What I guess I was trying to get at by my statement that christians can disagree over this one and still be friends is that there are many times when a belief that it's ok for a woman to preach to a man is not evidence that someone has thrown the bible out of the window. I might think they've got the bible wrong, but I can't necessarily accuse them of rejecting the bible outright. This was certainly the case for the person whose talk prompted my blog.

Sandy Grant said...

Hello. My name is Sandy Grant. I am an Anglican Minister in Wollongong, NSW, Australia, part of the Diocese of Sydney. A paper by Graham Cole, which sounds very similar to the one you mention here, was also delivered by him at Ridley College, Melbourne.

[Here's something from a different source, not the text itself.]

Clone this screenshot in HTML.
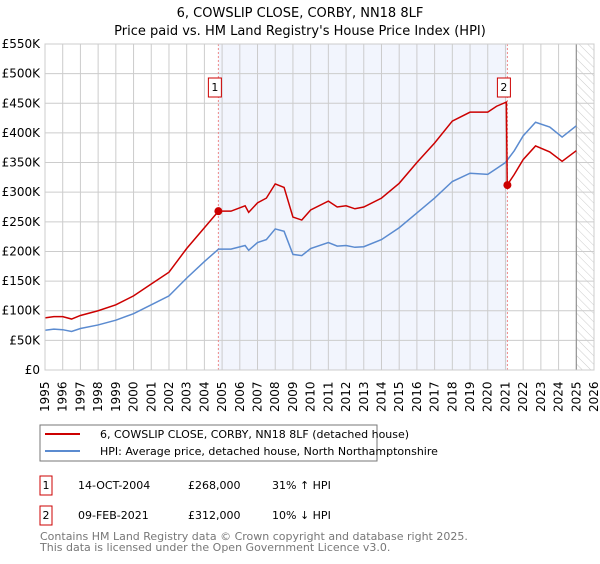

It is now being discussed in Sydney circles, because the ordination of women to the presbyterate is being raised (yet again) for debate at our Synod.

I have written a paper in reply to Graham's paper (which formed his lecture). You can find it at the very helpful website of my friend and colleague, Lionel Windsor. (Biblical Greek and Hebrew students will benefit from Lionel's language learning tools!)

Go to and look under "What's New". Or click "Bible resources", look under "Topics and doctrinal issues".

You can read it on-line or download a pdf version. My paper also has a link to the original paper by Dr Cole.

Pete said...

Thanks Sandy, for the details of your article. I've had a quick read and it seems you answer Graham's points very ably. Some similar points were raised when Graham originally gave his paper here at Oak Hill. In particular some were troubled by the implications for the Trinity in his views. That said, I think there were some who were persuaded by his overall view.

I have linked to your paper in my most recent post. I hope you don't mind. I think it will be helpful for people here to read.